Coconut yoghurt is something that we now can get in most supermarkets. While making it from scratch is a tad time-consuming, it is so worth it for the much-improved flavour.


Makes 1 x 500 g (1 lb 2 oz) jar


150 g (5 oz / 1 cup) cashews

250 ml (81/2 fl oz / 1 cup)

coconut water

meat of 1 young green coconut

(buy ready to use or open a

coconut and scrape it out yourself)

1/2 probiotic capsule


Start by soaking the cashew nuts for 2 hours; just put them in a bowl and cover with water.

Open up the coconut with a coconut opener or with a cleaver at a 90-degree angle.

Be careful if you have not done this before.

Drain and reserve the water, then scrape out the coconut meat, cutting off any brown parts that come away from the bottom of the coconut.

Drain the cashews and tip them into a blender with the coconut meat, coconut water and probiotic, then blitz until you get a smooth texture.
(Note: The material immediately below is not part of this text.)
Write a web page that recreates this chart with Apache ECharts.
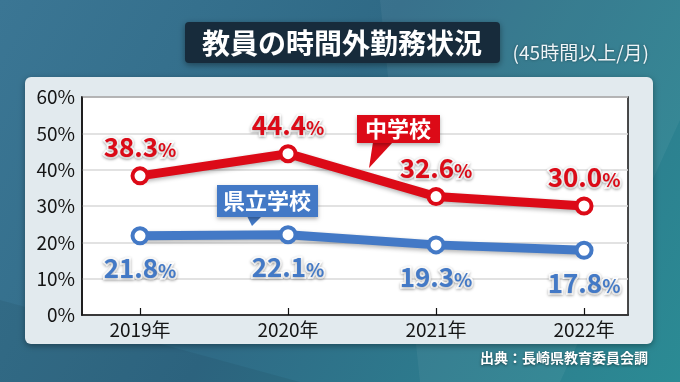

If you are doing this in a high-speed blender, make sure you don’t overheat the mixture as this will kill off the probiotics.

Once blended, transfer to a glass or plastic container. Do not use a metal container as the mixture won’t ferment. Leave outside the fridge for 24 hours with a tea towel or muslin cloth (cheesecloth) on top so that the mixture can breathe.

After 24 hours your mixture will be slightly fizzy and bubbly, which means it has fermented.

Give it a good mix, put a top a on the glass container and leave in the fridge for later use.

It will last for up to 7 days in the fridge.

Pimp your yoghurt with lemon zest, vanilla, orange zest or sweetener of choice. I personally love a squeeze of maple syrup and a drop of vanilla extract.

If you would like a quick coconut yoghurt, skip the probiotic and fermentation step and use the mixture straight after blending it into a silky smooth texture.